Thyngs, a local fintech company with global aspirations
Tech companies are thriving in the East of England and a key player in this ecosystem is Norwich-based near-field communication (NFC) technology platform Thyngs.
A recent report by Tech Nation showed that the UK technology sector was punching above its weight on a global scale, with total venture capital investment in the industry reaching £6.3bn, more than in any other European country. And some 15% of this was invested in the East of England, including hubs such as Cambridge.
Thyngs, which specialises in NFC technology for cashless payments and more, was one of just 20 nationwide start-ups, and the only one in the region, selected to join the UK Government-backed Tech Nation fintech growth programme last year.
Here CEO Neil Garner tells about the benefits of being based in Norwich and how initiatives such as Tech Nation have helped Thyngs grow.
What are the benefits of a tech company based in Norwich?
You get the best of both worlds here. You have access to the skills and expertise of people in London and Cambridge, combined with the lower costs and loyalty of staff associated with running a business outside the capital.
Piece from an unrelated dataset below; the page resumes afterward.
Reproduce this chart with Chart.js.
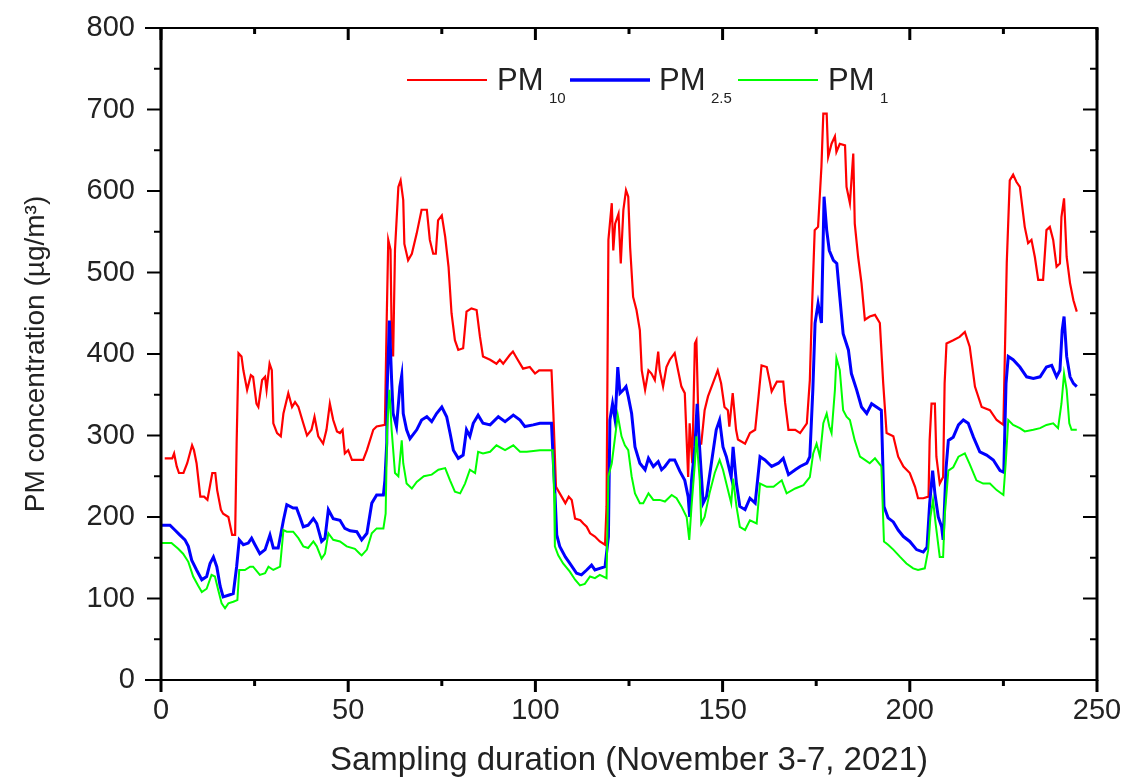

For me, Norwich is home, but there’s also a lot of fresh talent from the two universities based here – the University of East Anglia and Norwich University of the Arts. The city is regularly named as one of the best places to live in the UK and there’s a very strong and passionate tech community here.
What was Thyng’s experience of Tech Nation’s fintech growth programme?
It was very positive. We met a lot of fintech scale-ups and unicorns, like Transferwise and ClearScore, so had some direct relationships and mentoring from people who have done it before. Tech Nation also helped us connect with investors and the investor community, and put us on a programme of activities about scaling, international expansion, pricing models and HR, as well as challenges such as getting into new markets.
The introductions you get are invaluable. We were introduced to the Department for International Trade (DIT) team that’s running fintech as part of the programme and we’re now being accelerated into Australia through the Fintech Bridge programme. In fact, we’ve just secured our first Australian customer and set-up our APAC subsidiary.
It was also very refreshing to see a government-sponsored agency working in such an entrepreneurial fashion, showing that the UK Government is genuinely behind tech. They’re basically acting as a super-connector between businesses, funds and major stakeholders to properly put UK tech on the map. And they’re not just focusing on London, which is what used to happen previously under the Tech City banner.
Are there any drawbacks about being based in the East of England?
The only drawback is that although we’re doing a lot of things to better connect different regions, transport infrastructure in the UK is still challenging. To travel from East of England to Manchester, Leeds or Edinburgh is actually quite hard.
Whatever we say about the internet age, there is still nothing better than face-to-face engagement to build relationships. Face-to-face relationships have far more impact than online, digital, video and social media. I think that’s important and how clusters work, like in Silicon Valley. You can then use technology such as ours to make subsequent conversations work better.
What do you think the UK Government is doing to encourage growth in the fintech industry?
There are things they’re already doing around Tech Visas to encourage people from overseas with the particular skills. The other thing they do is encourage greater equality and diversity in the industry. Tech Nation is already supporting this move to diversity in businesses.
I think there is the potential for the UK to be a beacon for more ethical investment, equality and diversity, and a better place to be where it’s not just about pure profit. It’s about a more enlightened approach to business and the tech industry and driving change.
What can we expect next from Thyngs?
You can expect to see more business from Australia and the US, more work with global brands and, true to our founding principles, our technology helping raise millions for good causes.